__Task prompt__:
Write out exactly the lines that run from the line containing "The picture is" through the line containing "a_md_bp_hi = [0.120, 0.080, 0.074, 0.074, 0.074]"; both end lines belong to the answer.

━━━━━━━━━━━━━━━━

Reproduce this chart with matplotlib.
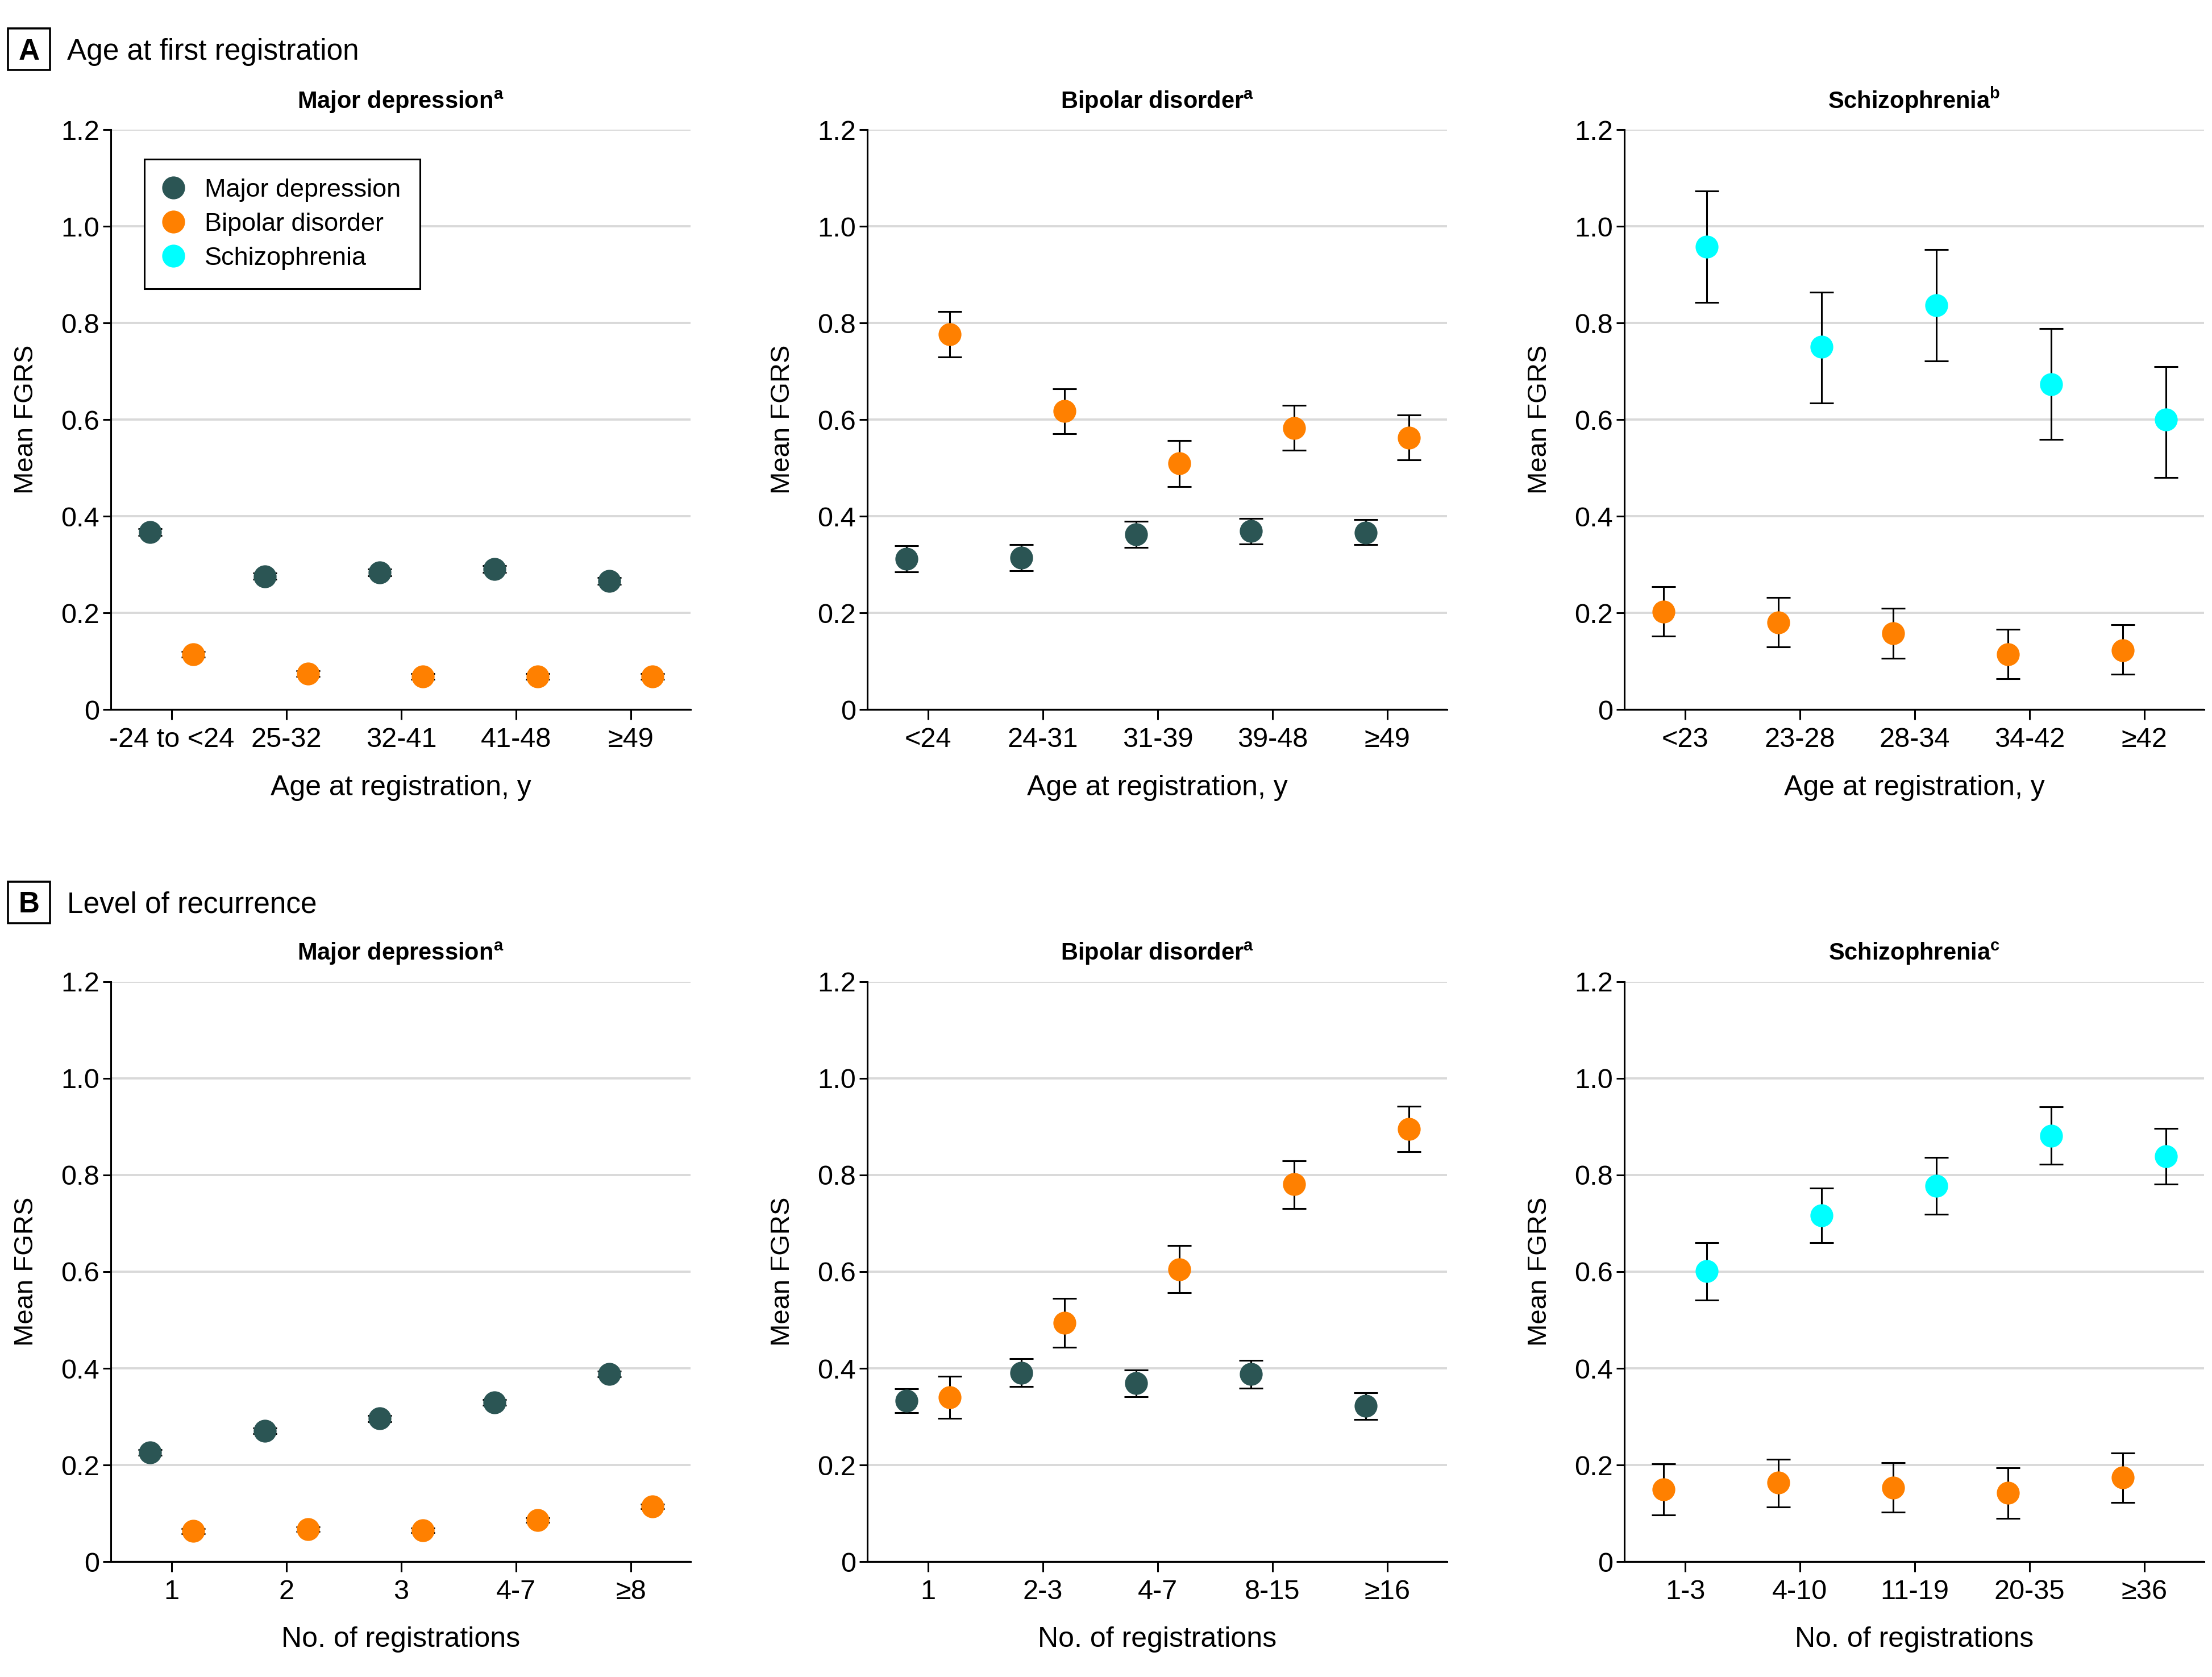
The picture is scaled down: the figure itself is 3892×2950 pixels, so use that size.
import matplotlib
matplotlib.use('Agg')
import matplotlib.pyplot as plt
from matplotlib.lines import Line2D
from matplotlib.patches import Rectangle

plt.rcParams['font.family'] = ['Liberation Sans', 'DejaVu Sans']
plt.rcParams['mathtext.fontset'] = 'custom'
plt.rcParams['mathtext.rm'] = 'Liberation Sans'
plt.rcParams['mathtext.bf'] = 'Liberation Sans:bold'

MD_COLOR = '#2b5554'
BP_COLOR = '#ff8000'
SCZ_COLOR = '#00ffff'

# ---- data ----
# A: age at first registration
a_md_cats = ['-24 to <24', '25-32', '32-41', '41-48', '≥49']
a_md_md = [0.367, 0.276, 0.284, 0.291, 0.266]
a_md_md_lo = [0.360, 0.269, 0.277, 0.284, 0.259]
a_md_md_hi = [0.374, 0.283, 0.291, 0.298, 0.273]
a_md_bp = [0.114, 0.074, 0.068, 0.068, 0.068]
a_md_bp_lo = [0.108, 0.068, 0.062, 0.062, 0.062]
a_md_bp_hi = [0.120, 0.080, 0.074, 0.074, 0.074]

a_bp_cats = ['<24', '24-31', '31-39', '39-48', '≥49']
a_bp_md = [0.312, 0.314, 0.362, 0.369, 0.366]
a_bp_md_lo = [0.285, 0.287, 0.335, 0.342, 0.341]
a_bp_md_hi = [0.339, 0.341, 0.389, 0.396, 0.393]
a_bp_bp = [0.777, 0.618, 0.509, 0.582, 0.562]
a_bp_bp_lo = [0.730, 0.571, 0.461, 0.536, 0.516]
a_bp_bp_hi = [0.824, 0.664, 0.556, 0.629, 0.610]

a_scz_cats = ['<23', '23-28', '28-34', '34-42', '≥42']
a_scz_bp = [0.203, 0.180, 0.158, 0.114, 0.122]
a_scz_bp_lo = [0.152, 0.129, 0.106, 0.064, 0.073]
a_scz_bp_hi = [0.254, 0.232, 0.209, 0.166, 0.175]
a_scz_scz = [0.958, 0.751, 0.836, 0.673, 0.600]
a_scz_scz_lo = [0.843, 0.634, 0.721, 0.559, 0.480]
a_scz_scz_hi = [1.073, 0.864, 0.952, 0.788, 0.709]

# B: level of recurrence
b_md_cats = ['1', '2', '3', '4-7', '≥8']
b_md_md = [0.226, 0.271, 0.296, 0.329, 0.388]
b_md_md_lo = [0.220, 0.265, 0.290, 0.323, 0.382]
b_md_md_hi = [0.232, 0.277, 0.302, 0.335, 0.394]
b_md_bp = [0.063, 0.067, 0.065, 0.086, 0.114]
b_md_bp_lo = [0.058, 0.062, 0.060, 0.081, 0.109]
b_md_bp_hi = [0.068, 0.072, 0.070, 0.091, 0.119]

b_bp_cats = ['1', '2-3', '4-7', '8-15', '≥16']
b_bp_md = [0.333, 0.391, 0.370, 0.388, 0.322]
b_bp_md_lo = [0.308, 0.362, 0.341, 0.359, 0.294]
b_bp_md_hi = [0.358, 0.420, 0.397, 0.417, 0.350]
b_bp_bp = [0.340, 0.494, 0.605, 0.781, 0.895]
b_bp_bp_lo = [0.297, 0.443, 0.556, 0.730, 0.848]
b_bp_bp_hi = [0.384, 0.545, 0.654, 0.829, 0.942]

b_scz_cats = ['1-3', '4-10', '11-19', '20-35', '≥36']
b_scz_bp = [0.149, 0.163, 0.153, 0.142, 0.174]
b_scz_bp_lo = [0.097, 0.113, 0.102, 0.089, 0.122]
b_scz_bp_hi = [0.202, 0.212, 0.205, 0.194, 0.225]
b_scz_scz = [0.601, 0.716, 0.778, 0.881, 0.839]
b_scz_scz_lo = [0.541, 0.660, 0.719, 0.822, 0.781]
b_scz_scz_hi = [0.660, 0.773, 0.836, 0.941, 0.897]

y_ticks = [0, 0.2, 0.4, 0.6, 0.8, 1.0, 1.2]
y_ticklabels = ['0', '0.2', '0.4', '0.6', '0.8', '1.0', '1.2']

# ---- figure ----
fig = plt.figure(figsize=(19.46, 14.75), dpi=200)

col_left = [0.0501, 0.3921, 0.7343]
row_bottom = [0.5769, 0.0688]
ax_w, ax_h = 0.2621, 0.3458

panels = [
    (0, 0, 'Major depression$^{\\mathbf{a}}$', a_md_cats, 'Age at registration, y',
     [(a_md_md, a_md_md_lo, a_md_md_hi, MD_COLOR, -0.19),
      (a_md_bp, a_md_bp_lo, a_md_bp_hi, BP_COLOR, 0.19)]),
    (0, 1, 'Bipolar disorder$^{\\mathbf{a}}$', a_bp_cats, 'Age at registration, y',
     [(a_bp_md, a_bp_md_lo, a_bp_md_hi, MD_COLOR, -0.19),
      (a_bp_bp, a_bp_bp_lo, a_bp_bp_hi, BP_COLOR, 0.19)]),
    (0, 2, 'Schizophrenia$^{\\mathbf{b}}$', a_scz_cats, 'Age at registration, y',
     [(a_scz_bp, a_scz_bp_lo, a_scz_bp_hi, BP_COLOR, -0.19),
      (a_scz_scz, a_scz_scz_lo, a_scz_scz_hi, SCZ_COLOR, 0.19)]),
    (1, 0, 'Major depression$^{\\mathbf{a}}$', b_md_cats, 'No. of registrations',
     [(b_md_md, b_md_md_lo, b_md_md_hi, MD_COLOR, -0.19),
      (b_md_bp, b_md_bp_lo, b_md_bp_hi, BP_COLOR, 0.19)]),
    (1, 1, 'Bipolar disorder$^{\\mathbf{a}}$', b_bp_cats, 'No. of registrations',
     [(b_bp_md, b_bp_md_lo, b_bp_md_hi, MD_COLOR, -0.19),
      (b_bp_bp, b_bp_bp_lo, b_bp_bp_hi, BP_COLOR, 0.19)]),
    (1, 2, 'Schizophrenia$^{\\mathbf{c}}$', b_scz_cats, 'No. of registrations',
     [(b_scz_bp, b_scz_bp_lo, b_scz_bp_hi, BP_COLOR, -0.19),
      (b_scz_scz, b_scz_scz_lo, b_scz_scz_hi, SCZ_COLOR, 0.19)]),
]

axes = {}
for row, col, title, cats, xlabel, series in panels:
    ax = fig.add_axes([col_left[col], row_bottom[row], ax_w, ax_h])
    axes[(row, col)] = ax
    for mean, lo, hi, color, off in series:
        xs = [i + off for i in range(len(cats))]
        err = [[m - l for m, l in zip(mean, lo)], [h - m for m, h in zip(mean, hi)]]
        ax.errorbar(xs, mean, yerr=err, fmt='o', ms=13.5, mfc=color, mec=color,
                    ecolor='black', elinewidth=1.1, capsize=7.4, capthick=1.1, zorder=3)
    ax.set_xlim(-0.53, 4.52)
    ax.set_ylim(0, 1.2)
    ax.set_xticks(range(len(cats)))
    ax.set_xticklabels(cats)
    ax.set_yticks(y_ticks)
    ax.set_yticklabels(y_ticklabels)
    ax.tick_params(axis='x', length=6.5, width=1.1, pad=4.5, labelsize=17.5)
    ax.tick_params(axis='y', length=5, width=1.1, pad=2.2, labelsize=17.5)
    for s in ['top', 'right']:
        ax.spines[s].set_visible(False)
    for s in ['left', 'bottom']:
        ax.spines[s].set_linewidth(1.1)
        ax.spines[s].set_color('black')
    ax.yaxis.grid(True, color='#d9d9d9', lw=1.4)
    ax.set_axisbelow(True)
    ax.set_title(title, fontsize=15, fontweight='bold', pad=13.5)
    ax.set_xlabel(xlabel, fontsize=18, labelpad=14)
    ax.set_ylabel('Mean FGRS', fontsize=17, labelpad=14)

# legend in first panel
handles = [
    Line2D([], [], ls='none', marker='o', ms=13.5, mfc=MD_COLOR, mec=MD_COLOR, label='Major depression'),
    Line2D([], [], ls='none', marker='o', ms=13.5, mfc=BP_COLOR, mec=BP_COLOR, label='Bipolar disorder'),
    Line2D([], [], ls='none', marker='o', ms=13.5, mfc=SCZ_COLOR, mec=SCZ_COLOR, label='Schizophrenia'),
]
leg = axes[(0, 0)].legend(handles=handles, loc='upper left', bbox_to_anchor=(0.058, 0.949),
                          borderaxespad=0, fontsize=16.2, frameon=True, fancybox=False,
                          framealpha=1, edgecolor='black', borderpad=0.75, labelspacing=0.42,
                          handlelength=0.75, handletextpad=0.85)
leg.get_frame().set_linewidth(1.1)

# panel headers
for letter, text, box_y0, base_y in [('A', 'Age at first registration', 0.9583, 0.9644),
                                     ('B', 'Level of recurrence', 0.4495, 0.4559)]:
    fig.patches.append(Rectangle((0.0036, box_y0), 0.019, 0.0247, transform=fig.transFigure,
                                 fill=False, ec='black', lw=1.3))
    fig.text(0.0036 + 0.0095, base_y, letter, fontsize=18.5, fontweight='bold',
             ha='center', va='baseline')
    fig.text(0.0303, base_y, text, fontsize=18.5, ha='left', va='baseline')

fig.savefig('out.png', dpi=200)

━━━━━━━━━━━━━━━━

__Answer__:
The picture is scaled down: the figure itself is 3892×2950 pixels, so use that size.
import matplotlib
matplotlib.use('Agg')
import matplotlib.pyplot as plt
from matplotlib.lines import Line2D
from matplotlib.patches import Rectangle

plt.rcParams['font.family'] = ['Liberation Sans', 'DejaVu Sans']
plt.rcParams['mathtext.fontset'] = 'custom'
plt.rcParams['mathtext.rm'] = 'Liberation Sans'
plt.rcParams['mathtext.bf'] = 'Liberation Sans:bold'

MD_COLOR = '#2b5554'
BP_COLOR = '#ff8000'
SCZ_COLOR = '#00ffff'

# ---- data ----
# A: age at first registration
a_md_cats = ['-24 to <24', '25-32', '32-41', '41-48', '≥49']
a_md_md = [0.367, 0.276, 0.284, 0.291, 0.266]
a_md_md_lo = [0.360, 0.269, 0.277, 0.284, 0.259]
a_md_md_hi = [0.374, 0.283, 0.291, 0.298, 0.273]
a_md_bp = [0.114, 0.074, 0.068, 0.068, 0.068]
a_md_bp_lo = [0.108, 0.068, 0.062, 0.062, 0.062]
a_md_bp_hi = [0.120, 0.080, 0.074, 0.074, 0.074]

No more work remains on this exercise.